In order to have a better understanding of the situation, it is interesting to look at it with a graph:

The neighbourhoods that we could define as “rich” have the highest number of crimes. This is an interesting observation that could be explained by the apparent wealth that drives criminals to act in their neighbourhoods in the hope of better payoffs. The first “low income” neighbourhood is Van Nuys, part of the San Fernando “ghetto”, located “only” at the third place.

2.2.6 What is the number of crime per 100’000 inhabitants in each category per neighbourhood?

Note: you can click on the upper right square to select which type of crime you wish to diplay.

Firstly, It can be noted that Angeles Crest is often in a relatively high class, this is due to the very small population leading to a fast increase in those scores.
Secondly, we can notice that the center of Los Angeles has the highest number of crimes in all the category, this is probably linked to the previous comment we made. We can notice that San Pedro and the few neighbourhood in the San Fernando Valley have mainly crimes linked to Property and burglaries. These types of crimes are typical of poor neighborhoods.

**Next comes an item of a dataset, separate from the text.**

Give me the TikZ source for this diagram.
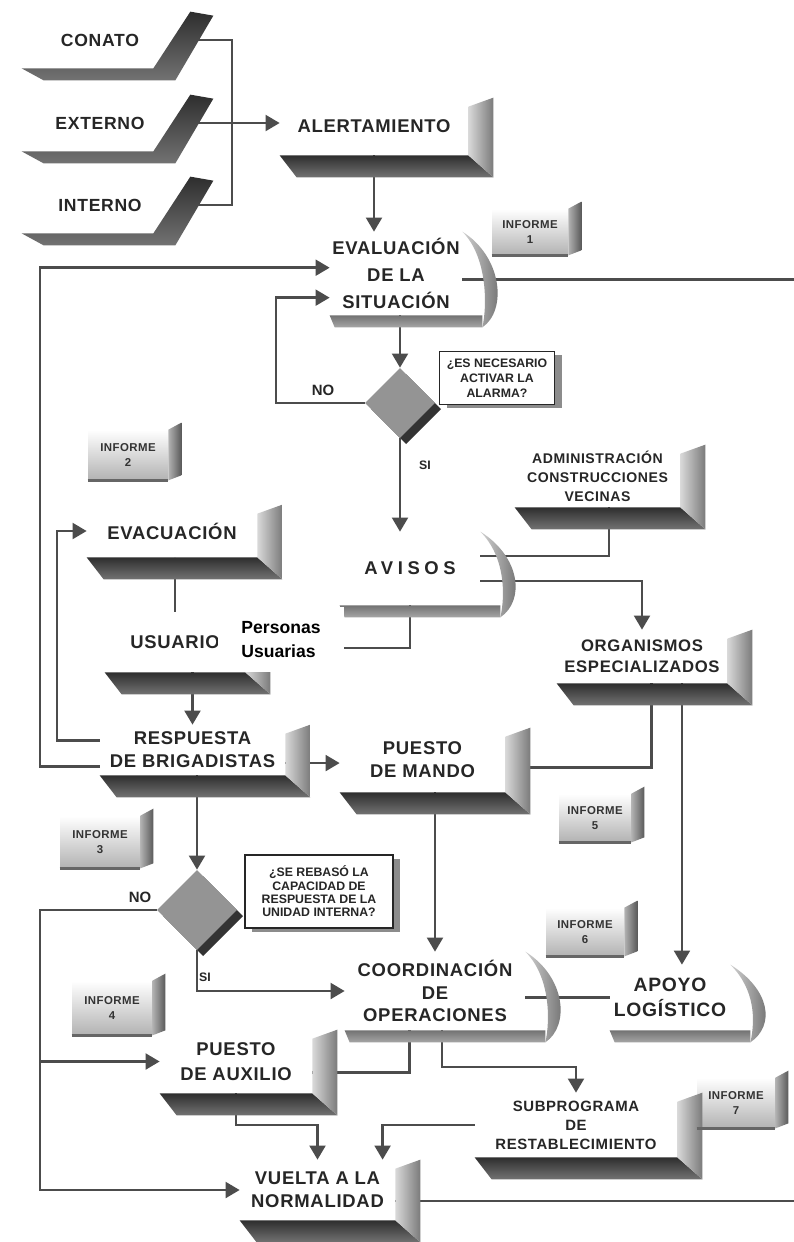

We thought that it might be a good idea to look at this criminality in another way. Thus, we created for each class a score based on the quantiles. We split the criminality in 4 or 5 quantiles depending on the repartition of criminality per 100’000 inhabitant.

This map is more interesting than the previous one as it allows to have a better vision of the locations were the majority of each type of crime is happening. Additionally, we note that most of the area with a high score are the one we identified earlier.